----- COLLECTED DATA -----

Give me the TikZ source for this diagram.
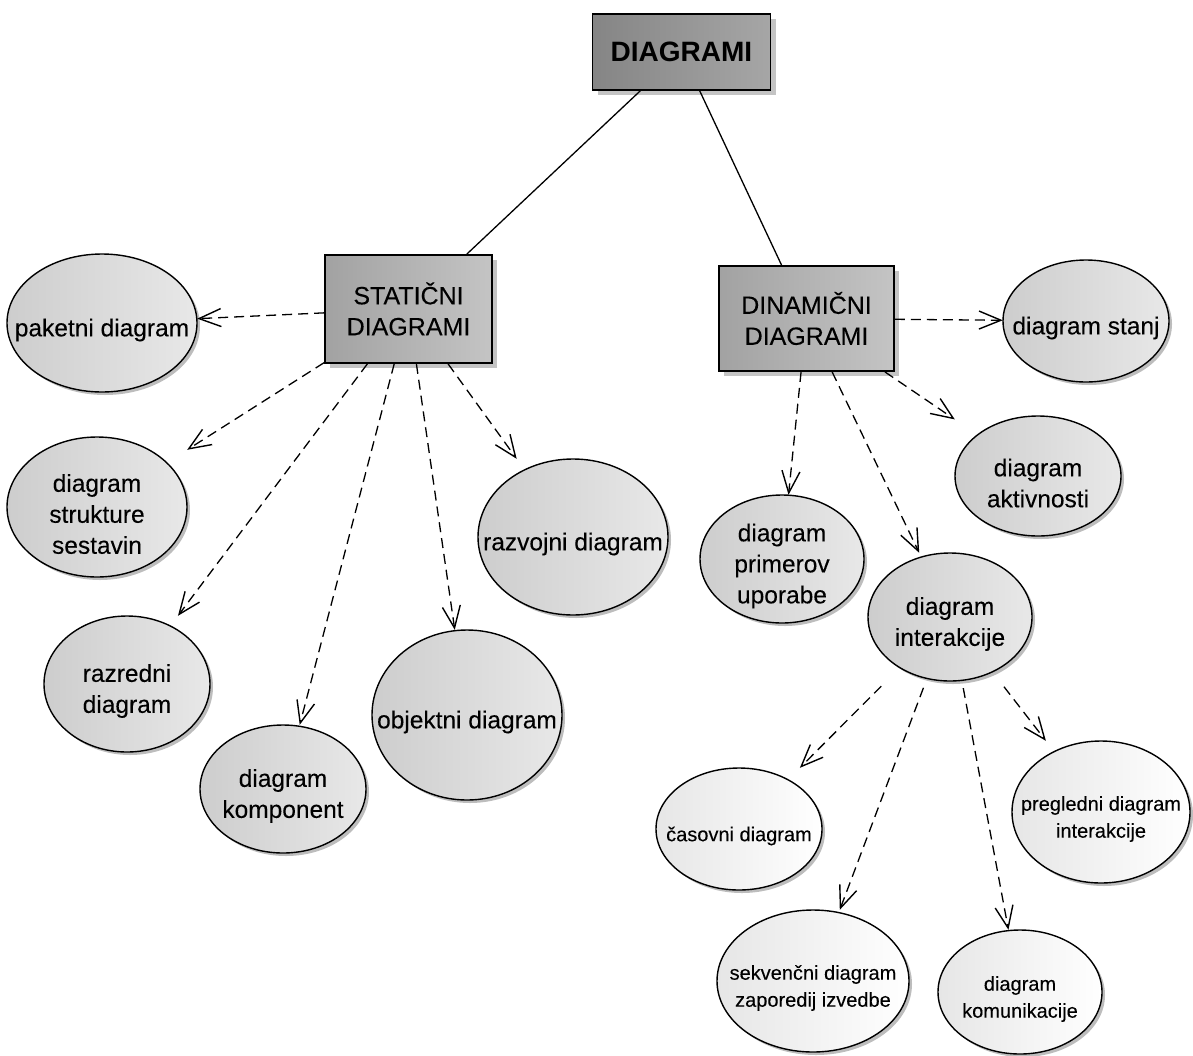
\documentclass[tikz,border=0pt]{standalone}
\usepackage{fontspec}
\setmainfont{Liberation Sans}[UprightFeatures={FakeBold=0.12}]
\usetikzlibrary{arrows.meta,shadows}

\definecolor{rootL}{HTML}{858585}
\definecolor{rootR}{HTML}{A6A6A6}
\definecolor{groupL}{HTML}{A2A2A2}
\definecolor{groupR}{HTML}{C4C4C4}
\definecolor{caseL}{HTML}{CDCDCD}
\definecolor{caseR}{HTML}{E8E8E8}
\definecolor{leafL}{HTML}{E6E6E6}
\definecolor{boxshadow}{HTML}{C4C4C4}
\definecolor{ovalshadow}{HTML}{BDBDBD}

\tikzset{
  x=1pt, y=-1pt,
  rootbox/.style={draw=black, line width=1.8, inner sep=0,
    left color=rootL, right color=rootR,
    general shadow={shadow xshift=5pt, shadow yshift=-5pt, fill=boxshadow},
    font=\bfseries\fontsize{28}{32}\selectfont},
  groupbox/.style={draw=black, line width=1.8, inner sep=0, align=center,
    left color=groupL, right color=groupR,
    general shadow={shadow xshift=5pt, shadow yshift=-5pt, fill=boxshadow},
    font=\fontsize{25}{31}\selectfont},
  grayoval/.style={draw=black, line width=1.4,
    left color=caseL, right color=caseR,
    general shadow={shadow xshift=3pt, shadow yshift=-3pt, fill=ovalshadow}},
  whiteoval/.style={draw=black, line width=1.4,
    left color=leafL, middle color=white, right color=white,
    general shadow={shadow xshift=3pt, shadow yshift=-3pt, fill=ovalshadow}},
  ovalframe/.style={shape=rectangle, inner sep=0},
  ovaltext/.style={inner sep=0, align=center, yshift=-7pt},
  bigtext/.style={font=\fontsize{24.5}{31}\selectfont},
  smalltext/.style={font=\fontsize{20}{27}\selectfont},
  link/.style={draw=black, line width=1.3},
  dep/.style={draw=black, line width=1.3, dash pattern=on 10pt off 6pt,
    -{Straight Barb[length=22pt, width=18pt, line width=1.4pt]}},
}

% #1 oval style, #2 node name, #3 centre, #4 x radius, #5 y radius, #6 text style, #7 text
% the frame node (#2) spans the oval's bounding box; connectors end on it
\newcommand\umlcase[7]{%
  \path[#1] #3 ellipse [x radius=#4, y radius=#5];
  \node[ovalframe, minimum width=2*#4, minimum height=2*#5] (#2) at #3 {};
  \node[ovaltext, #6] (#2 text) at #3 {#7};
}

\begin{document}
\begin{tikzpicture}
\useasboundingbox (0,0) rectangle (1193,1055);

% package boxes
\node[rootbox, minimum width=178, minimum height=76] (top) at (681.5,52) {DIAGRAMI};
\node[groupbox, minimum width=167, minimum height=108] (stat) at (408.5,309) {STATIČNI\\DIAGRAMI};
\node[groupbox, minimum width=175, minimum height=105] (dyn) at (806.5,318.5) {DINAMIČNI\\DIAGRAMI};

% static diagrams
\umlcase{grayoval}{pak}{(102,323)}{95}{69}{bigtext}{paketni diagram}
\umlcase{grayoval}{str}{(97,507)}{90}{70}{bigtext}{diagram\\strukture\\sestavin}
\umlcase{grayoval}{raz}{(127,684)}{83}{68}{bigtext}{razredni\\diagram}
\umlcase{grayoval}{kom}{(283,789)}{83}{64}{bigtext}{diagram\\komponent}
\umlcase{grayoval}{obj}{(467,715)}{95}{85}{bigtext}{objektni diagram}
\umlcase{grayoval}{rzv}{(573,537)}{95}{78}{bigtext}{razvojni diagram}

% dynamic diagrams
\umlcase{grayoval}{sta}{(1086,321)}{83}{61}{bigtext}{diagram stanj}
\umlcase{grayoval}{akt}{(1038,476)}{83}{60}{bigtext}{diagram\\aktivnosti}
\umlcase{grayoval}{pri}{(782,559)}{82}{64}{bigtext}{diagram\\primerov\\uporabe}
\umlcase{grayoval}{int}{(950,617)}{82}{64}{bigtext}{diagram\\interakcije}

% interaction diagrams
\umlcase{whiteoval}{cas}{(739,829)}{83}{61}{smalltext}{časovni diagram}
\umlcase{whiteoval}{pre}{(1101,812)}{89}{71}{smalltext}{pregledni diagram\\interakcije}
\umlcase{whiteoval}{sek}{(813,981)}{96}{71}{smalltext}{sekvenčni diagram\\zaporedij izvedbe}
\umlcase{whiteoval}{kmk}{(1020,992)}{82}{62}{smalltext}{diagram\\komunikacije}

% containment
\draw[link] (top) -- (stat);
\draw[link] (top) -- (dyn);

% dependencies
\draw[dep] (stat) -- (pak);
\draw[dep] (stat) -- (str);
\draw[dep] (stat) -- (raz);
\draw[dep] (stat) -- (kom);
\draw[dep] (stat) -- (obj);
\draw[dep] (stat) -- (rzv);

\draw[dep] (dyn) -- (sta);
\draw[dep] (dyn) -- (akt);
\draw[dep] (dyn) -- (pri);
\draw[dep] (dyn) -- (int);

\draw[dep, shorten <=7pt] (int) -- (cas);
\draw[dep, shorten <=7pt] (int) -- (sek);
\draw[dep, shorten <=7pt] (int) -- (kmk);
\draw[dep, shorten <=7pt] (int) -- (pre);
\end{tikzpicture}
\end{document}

-----

THE REQUEST → All of the data needs repeating exactly, but the pictures do not.

WRITTEN SOLUTION →
Give me the TikZ source for this diagram.
\documentclass[tikz,border=0pt]{standalone}
\usepackage{fontspec}
\setmainfont{Liberation Sans}[UprightFeatures={FakeBold=0.12}]
\usetikzlibrary{arrows.meta,shadows}

\definecolor{rootL}{HTML}{858585}
\definecolor{rootR}{HTML}{A6A6A6}
\definecolor{groupL}{HTML}{A2A2A2}
\definecolor{groupR}{HTML}{C4C4C4}
\definecolor{caseL}{HTML}{CDCDCD}
\definecolor{caseR}{HTML}{E8E8E8}
\definecolor{leafL}{HTML}{E6E6E6}
\definecolor{boxshadow}{HTML}{C4C4C4}
\definecolor{ovalshadow}{HTML}{BDBDBD}

\tikzset{
  x=1pt, y=-1pt,
  rootbox/.style={draw=black, line width=1.8, inner sep=0,
    left color=rootL, right color=rootR,
    general shadow={shadow xshift=5pt, shadow yshift=-5pt, fill=boxshadow},
    font=\bfseries\fontsize{28}{32}\selectfont},
  groupbox/.style={draw=black, line width=1.8, inner sep=0, align=center,
    left color=groupL, right color=groupR,
    general shadow={shadow xshift=5pt, shadow yshift=-5pt, fill=boxshadow},
    font=\fontsize{25}{31}\selectfont},
  grayoval/.style={draw=black, line width=1.4,
    left color=caseL, right color=caseR,
    general shadow={shadow xshift=3pt, shadow yshift=-3pt, fill=ovalshadow}},
  whiteoval/.style={draw=black, line width=1.4,
    left color=leafL, middle color=white, right color=white,
    general shadow={shadow xshift=3pt, shadow yshift=-3pt, fill=ovalshadow}},
  ovalframe/.style={shape=rectangle, inner sep=0},
  ovaltext/.style={inner sep=0, align=center, yshift=-7pt},
  bigtext/.style={font=\fontsize{24.5}{31}\selectfont},
  smalltext/.style={font=\fontsize{20}{27}\selectfont},
  link/.style={draw=black, line width=1.3},
  dep/.style={draw=black, line width=1.3, dash pattern=on 10pt off 6pt,
    -{Straight Barb[length=22pt, width=18pt, line width=1.4pt]}},
}

% #1 oval style, #2 node name, #3 centre, #4 x radius, #5 y radius, #6 text style, #7 text
% the frame node (#2) spans the oval's bounding box; connectors end on it
\newcommand\umlcase[7]{%
  \path[#1] #3 ellipse [x radius=#4, y radius=#5];
  \node[ovalframe, minimum width=2*#4, minimum height=2*#5] (#2) at #3 {};
  \node[ovaltext, #6] (#2 text) at #3 {#7};
}

\begin{document}
\begin{tikzpicture}
\useasboundingbox (0,0) rectangle (1193,1055);

% package boxes
\node[rootbox, minimum width=178, minimum height=76] (top) at (681.5,52) {DIAGRAMI};
\node[groupbox, minimum width=167, minimum height=108] (stat) at (408.5,309) {STATIČNI\\DIAGRAMI};
\node[groupbox, minimum width=175, minimum height=105] (dyn) at (806.5,318.5) {DINAMIČNI\\DIAGRAMI};

% static diagrams
\umlcase{grayoval}{pak}{(102,323)}{95}{69}{bigtext}{paketni diagram}
\umlcase{grayoval}{str}{(97,507)}{90}{70}{bigtext}{diagram\\strukture\\sestavin}
\umlcase{grayoval}{raz}{(127,684)}{83}{68}{bigtext}{razredni\\diagram}
\umlcase{grayoval}{kom}{(283,789)}{83}{64}{bigtext}{diagram\\komponent}
\umlcase{grayoval}{obj}{(467,715)}{95}{85}{bigtext}{objektni diagram}
\umlcase{grayoval}{rzv}{(573,537)}{95}{78}{bigtext}{razvojni diagram}

% dynamic diagrams
\umlcase{grayoval}{sta}{(1086,321)}{83}{61}{bigtext}{diagram stanj}
\umlcase{grayoval}{akt}{(1038,476)}{83}{60}{bigtext}{diagram\\aktivnosti}
\umlcase{grayoval}{pri}{(782,559)}{82}{64}{bigtext}{diagram\\primerov\\uporabe}
\umlcase{grayoval}{int}{(950,617)}{82}{64}{bigtext}{diagram\\interakcije}

% interaction diagrams
\umlcase{whiteoval}{cas}{(739,829)}{83}{61}{smalltext}{časovni diagram}
\umlcase{whiteoval}{pre}{(1101,812)}{89}{71}{smalltext}{pregledni diagram\\interakcije}
\umlcase{whiteoval}{sek}{(813,981)}{96}{71}{smalltext}{sekvenčni diagram\\zaporedij izvedbe}
\umlcase{whiteoval}{kmk}{(1020,992)}{82}{62}{smalltext}{diagram\\komunikacije}

% containment
\draw[link] (top) -- (stat);
\draw[link] (top) -- (dyn);

% dependencies
\draw[dep] (stat) -- (pak);
\draw[dep] (stat) -- (str);
\draw[dep] (stat) -- (raz);
\draw[dep] (stat) -- (kom);
\draw[dep] (stat) -- (obj);
\draw[dep] (stat) -- (rzv);

\draw[dep] (dyn) -- (sta);
\draw[dep] (dyn) -- (akt);
\draw[dep] (dyn) -- (pri);
\draw[dep] (dyn) -- (int);

\draw[dep, shorten <=7pt] (int) -- (cas);
\draw[dep, shorten <=7pt] (int) -- (sek);
\draw[dep, shorten <=7pt] (int) -- (kmk);
\draw[dep, shorten <=7pt] (int) -- (pre);
\end{tikzpicture}
\end{document}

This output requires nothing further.